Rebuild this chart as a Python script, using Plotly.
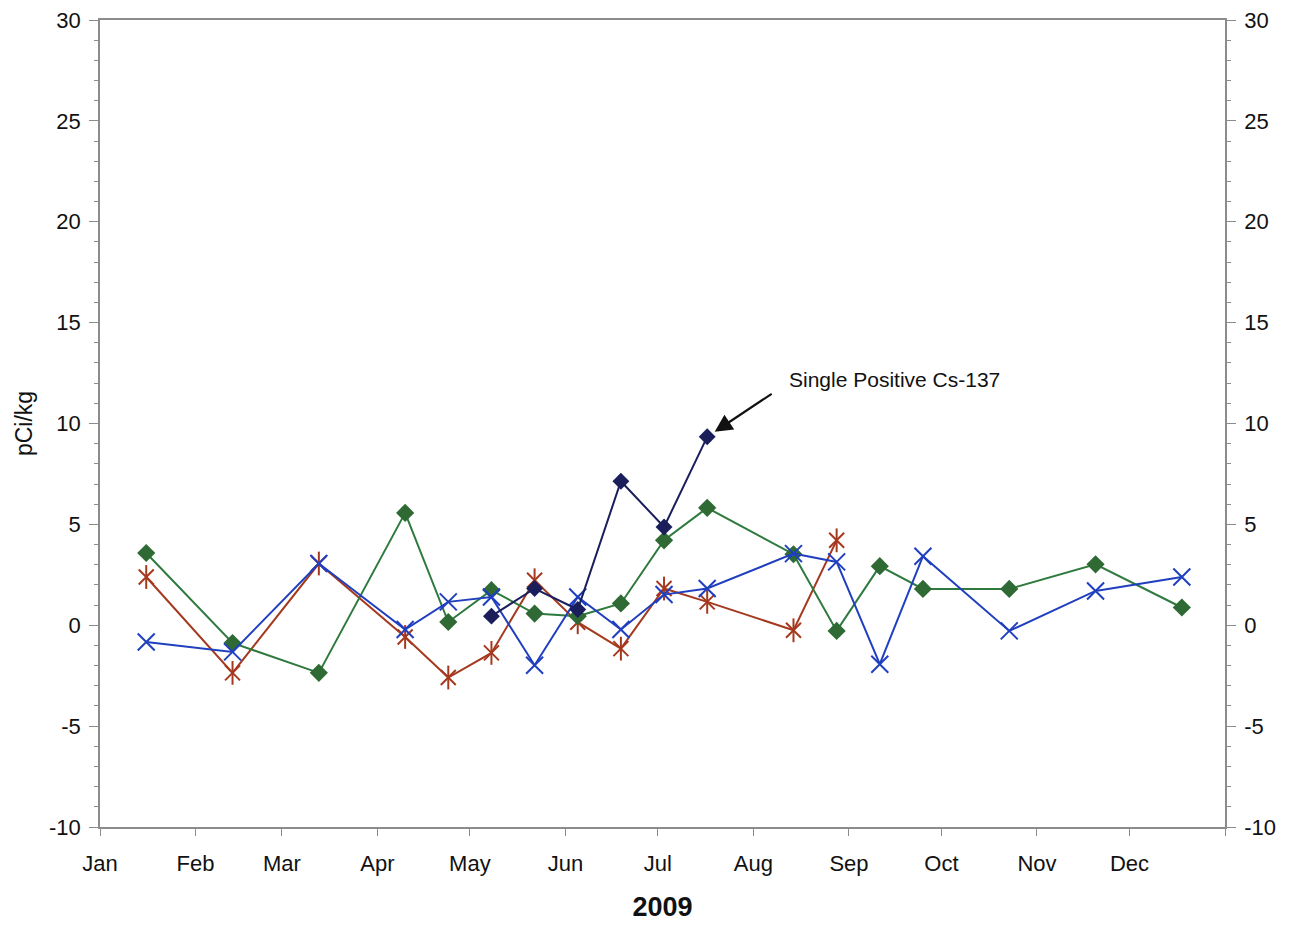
import plotly.graph_objects as go

# Sampling dates (biweekly composites), 2009
dates = ["2009-01-16", "2009-02-13", "2009-03-13", "2009-04-10", "2009-04-24",
         "2009-05-08", "2009-05-22", "2009-06-05", "2009-06-19", "2009-07-03",
         "2009-07-17", "2009-08-14", "2009-08-28", "2009-09-11", "2009-09-25",
         "2009-10-23", "2009-11-20", "2009-12-18"]

# Green diamonds (all sampling dates)
green_vals = [3.58, -0.88, -2.36, 5.57, 0.16, 1.74, 0.58, 0.45, 1.08, 4.21,
              5.82, 3.52, -0.28, 2.93, 1.80, 1.80, 3.02, 0.88]

# Red stars (Jan through late Aug)
red_dates = dates[:13]
red_vals = [2.39, -2.36, 3.06, -0.58, -2.59, -1.37, 2.23, 0.15, -1.16, 1.82,
            1.16, -0.25, 4.21]

# Blue crosses (all sampling dates)
blue_vals = [-0.83, -1.32, 3.06, -0.21, 1.16, 1.40, -1.98, 1.40, -0.21, 1.52,
             1.82, 3.55, 3.14, -1.93, 3.42, -0.28, 1.70, 2.39]

# Navy diamonds (May through mid Jul)
navy_dates = dates[5:11]
navy_vals = [0.45, 1.82, 0.78, 7.14, 4.87, 9.34]

month_ticks = ["2009-%02d-01" % m for m in range(1, 13)] + ["2010-01-01"]
month_labels = ["Jan", "Feb", "Mar", "Apr", "May", "Jun", "Jul", "Aug",
                "Sep", "Oct", "Nov", "Dec", ""]
y_ticks = [-10, -5, 0, 5, 10, 15, 20, 25, 30]
y_labels = [str(v) for v in y_ticks]

GREEN = "#2f6a35"
GREEN_LINE = "#2e7a3e"
RED = "#a5391f"
BLUE = "#1f3fbf"
NAVY = "#1a1f5c"
AXIS = "#8c8c8c"
INK = "#111111"
FONT = "Liberation Sans, Arial, sans-serif"

fig = go.Figure()

fig.add_trace(go.Scatter(
    x=red_dates, y=red_vals, mode="lines+markers",
    line=dict(color=RED, width=2),
    marker=dict(symbol="x-thin-open", size=15, color=RED,
                line=dict(color=RED, width=2)),
    showlegend=False))
# vertical stroke completes the six-armed star marker
fig.add_trace(go.Scatter(
    x=red_dates, y=red_vals, mode="markers",
    marker=dict(symbol="line-ns-open", size=17, color=RED,
                line=dict(color=RED, width=2)),
    showlegend=False, hoverinfo="skip"))

fig.add_trace(go.Scatter(
    x=dates, y=green_vals, mode="lines+markers",
    line=dict(color=GREEN_LINE, width=2),
    marker=dict(symbol="diamond", size=14, color=GREEN),
    showlegend=False))

fig.add_trace(go.Scatter(
    x=dates, y=blue_vals, mode="lines+markers",
    line=dict(color=BLUE, width=2),
    marker=dict(symbol="x-thin-open", size=17, color=BLUE,
                line=dict(color=BLUE, width=2)),
    showlegend=False))

fig.add_trace(go.Scatter(
    x=navy_dates, y=navy_vals, mode="lines+markers",
    line=dict(color=NAVY, width=2),
    marker=dict(symbol="diamond", size=13, color=NAVY),
    showlegend=False))

# Right-hand mirror axis carrier
fig.add_trace(go.Scatter(
    x=[dates[0]], y=[green_vals[0]], yaxis="y2", mode="markers",
    marker=dict(size=1, opacity=0), showlegend=False, hoverinfo="skip"))

fig.add_annotation(
    x=navy_dates[-1], y=navy_vals[-1], xref="x", yref="y",
    text="", showarrow=True, ax=66, ay=-44,
    arrowhead=2, arrowsize=1.6, arrowwidth=2.2, arrowcolor=INK,
    standoff=9)
fig.add_annotation(
    x=navy_dates[-1], y=navy_vals[-1], xref="x", yref="y",
    text="Single Positive Cs-137", showarrow=False,
    xshift=80, yshift=57, xanchor="left", yanchor="middle",
    font=dict(family=FONT, size=21, color=INK))

yaxis_common = dict(
    range=[-10, 30], tickvals=y_ticks, ticktext=y_labels,
    ticks="outside", ticklen=9, ticklabelstandoff=4, automargin=False,
    tickcolor=AXIS, tickwidth=1, showline=True, linecolor=AXIS, linewidth=1.5,
    showgrid=False, zeroline=False,
    tickfont=dict(family=FONT, size=22, color=INK),
    minor=dict(dtick=1, ticks="outside", ticklen=4, tickcolor=AXIS),
)

fig.update_layout(
    width=1291, height=925,
    margin=dict(l=100, r=66, t=20, b=98),
    paper_bgcolor="white", plot_bgcolor="white",
    font=dict(family=FONT, color=INK),
    xaxis=dict(
        type="date", range=["2009-01-01", "2010-01-01"],
        tickvals=month_ticks, ticktext=month_labels, automargin=False,
        ticks="outside", ticklen=7, tickcolor=AXIS, ticklabelstandoff=9,
        showline=True, linecolor=AXIS, linewidth=1.5, mirror=True,
        showgrid=False, zeroline=False,
        tickfont=dict(family=FONT, size=22, color=INK),
        title=dict(text="<b>2009</b>", standoff=22,
                   font=dict(family=FONT, size=27, color=INK)),
    ),
    yaxis=dict(
        **yaxis_common,
        title=dict(text="pCi/kg", standoff=10,
                   font=dict(family=FONT, size=23, color=INK)),
    ),
    yaxis2=dict(**yaxis_common, overlaying="y", side="right"),
)

fig.write_html("out.html")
________________________________________
◆ **TO DO**:
Every line above should be returned word for word, with the pictures left behind.

◆ **EXERCISE ANSWER**:
Rebuild this chart as a Python script, using Plotly.
import plotly.graph_objects as go

# Sampling dates (biweekly composites), 2009
dates = ["2009-01-16", "2009-02-13", "2009-03-13", "2009-04-10", "2009-04-24",
         "2009-05-08", "2009-05-22", "2009-06-05", "2009-06-19", "2009-07-03",
         "2009-07-17", "2009-08-14", "2009-08-28", "2009-09-11", "2009-09-25",
         "2009-10-23", "2009-11-20", "2009-12-18"]

# Green diamonds (all sampling dates)
green_vals = [3.58, -0.88, -2.36, 5.57, 0.16, 1.74, 0.58, 0.45, 1.08, 4.21,
              5.82, 3.52, -0.28, 2.93, 1.80, 1.80, 3.02, 0.88]

# Red stars (Jan through late Aug)
red_dates = dates[:13]
red_vals = [2.39, -2.36, 3.06, -0.58, -2.59, -1.37, 2.23, 0.15, -1.16, 1.82,
            1.16, -0.25, 4.21]

# Blue crosses (all sampling dates)
blue_vals = [-0.83, -1.32, 3.06, -0.21, 1.16, 1.40, -1.98, 1.40, -0.21, 1.52,
             1.82, 3.55, 3.14, -1.93, 3.42, -0.28, 1.70, 2.39]

# Navy diamonds (May through mid Jul)
navy_dates = dates[5:11]
navy_vals = [0.45, 1.82, 0.78, 7.14, 4.87, 9.34]

month_ticks = ["2009-%02d-01" % m for m in range(1, 13)] + ["2010-01-01"]
month_labels = ["Jan", "Feb", "Mar", "Apr", "May", "Jun", "Jul", "Aug",
                "Sep", "Oct", "Nov", "Dec", ""]
y_ticks = [-10, -5, 0, 5, 10, 15, 20, 25, 30]
y_labels = [str(v) for v in y_ticks]

GREEN = "#2f6a35"
GREEN_LINE = "#2e7a3e"
RED = "#a5391f"
BLUE = "#1f3fbf"
NAVY = "#1a1f5c"
AXIS = "#8c8c8c"
INK = "#111111"
FONT = "Liberation Sans, Arial, sans-serif"

fig = go.Figure()

fig.add_trace(go.Scatter(
    x=red_dates, y=red_vals, mode="lines+markers",
    line=dict(color=RED, width=2),
    marker=dict(symbol="x-thin-open", size=15, color=RED,
                line=dict(color=RED, width=2)),
    showlegend=False))
# vertical stroke completes the six-armed star marker
fig.add_trace(go.Scatter(
    x=red_dates, y=red_vals, mode="markers",
    marker=dict(symbol="line-ns-open", size=17, color=RED,
                line=dict(color=RED, width=2)),
    showlegend=False, hoverinfo="skip"))

fig.add_trace(go.Scatter(
    x=dates, y=green_vals, mode="lines+markers",
    line=dict(color=GREEN_LINE, width=2),
    marker=dict(symbol="diamond", size=14, color=GREEN),
    showlegend=False))

fig.add_trace(go.Scatter(
    x=dates, y=blue_vals, mode="lines+markers",
    line=dict(color=BLUE, width=2),
    marker=dict(symbol="x-thin-open", size=17, color=BLUE,
                line=dict(color=BLUE, width=2)),
    showlegend=False))

fig.add_trace(go.Scatter(
    x=navy_dates, y=navy_vals, mode="lines+markers",
    line=dict(color=NAVY, width=2),
    marker=dict(symbol="diamond", size=13, color=NAVY),
    showlegend=False))

# Right-hand mirror axis carrier
fig.add_trace(go.Scatter(
    x=[dates[0]], y=[green_vals[0]], yaxis="y2", mode="markers",
    marker=dict(size=1, opacity=0), showlegend=False, hoverinfo="skip"))

fig.add_annotation(
    x=navy_dates[-1], y=navy_vals[-1], xref="x", yref="y",
    text="", showarrow=True, ax=66, ay=-44,
    arrowhead=2, arrowsize=1.6, arrowwidth=2.2, arrowcolor=INK,
    standoff=9)
fig.add_annotation(
    x=navy_dates[-1], y=navy_vals[-1], xref="x", yref="y",
    text="Single Positive Cs-137", showarrow=False,
    xshift=80, yshift=57, xanchor="left", yanchor="middle",
    font=dict(family=FONT, size=21, color=INK))

yaxis_common = dict(
    range=[-10, 30], tickvals=y_ticks, ticktext=y_labels,
    ticks="outside", ticklen=9, ticklabelstandoff=4, automargin=False,
    tickcolor=AXIS, tickwidth=1, showline=True, linecolor=AXIS, linewidth=1.5,
    showgrid=False, zeroline=False,
    tickfont=dict(family=FONT, size=22, color=INK),
    minor=dict(dtick=1, ticks="outside", ticklen=4, tickcolor=AXIS),
)

fig.update_layout(
    width=1291, height=925,
    margin=dict(l=100, r=66, t=20, b=98),
    paper_bgcolor="white", plot_bgcolor="white",
    font=dict(family=FONT, color=INK),
    xaxis=dict(
        type="date", range=["2009-01-01", "2010-01-01"],
        tickvals=month_ticks, ticktext=month_labels, automargin=False,
        ticks="outside", ticklen=7, tickcolor=AXIS, ticklabelstandoff=9,
        showline=True, linecolor=AXIS, linewidth=1.5, mirror=True,
        showgrid=False, zeroline=False,
        tickfont=dict(family=FONT, size=22, color=INK),
        title=dict(text="<b>2009</b>", standoff=22,
                   font=dict(family=FONT, size=27, color=INK)),
    ),
    yaxis=dict(
        **yaxis_common,
        title=dict(text="pCi/kg", standoff=10,
                   font=dict(family=FONT, size=23, color=INK)),
    ),
    yaxis2=dict(**yaxis_common, overlaying="y", side="right"),
)

fig.write_html("out.html")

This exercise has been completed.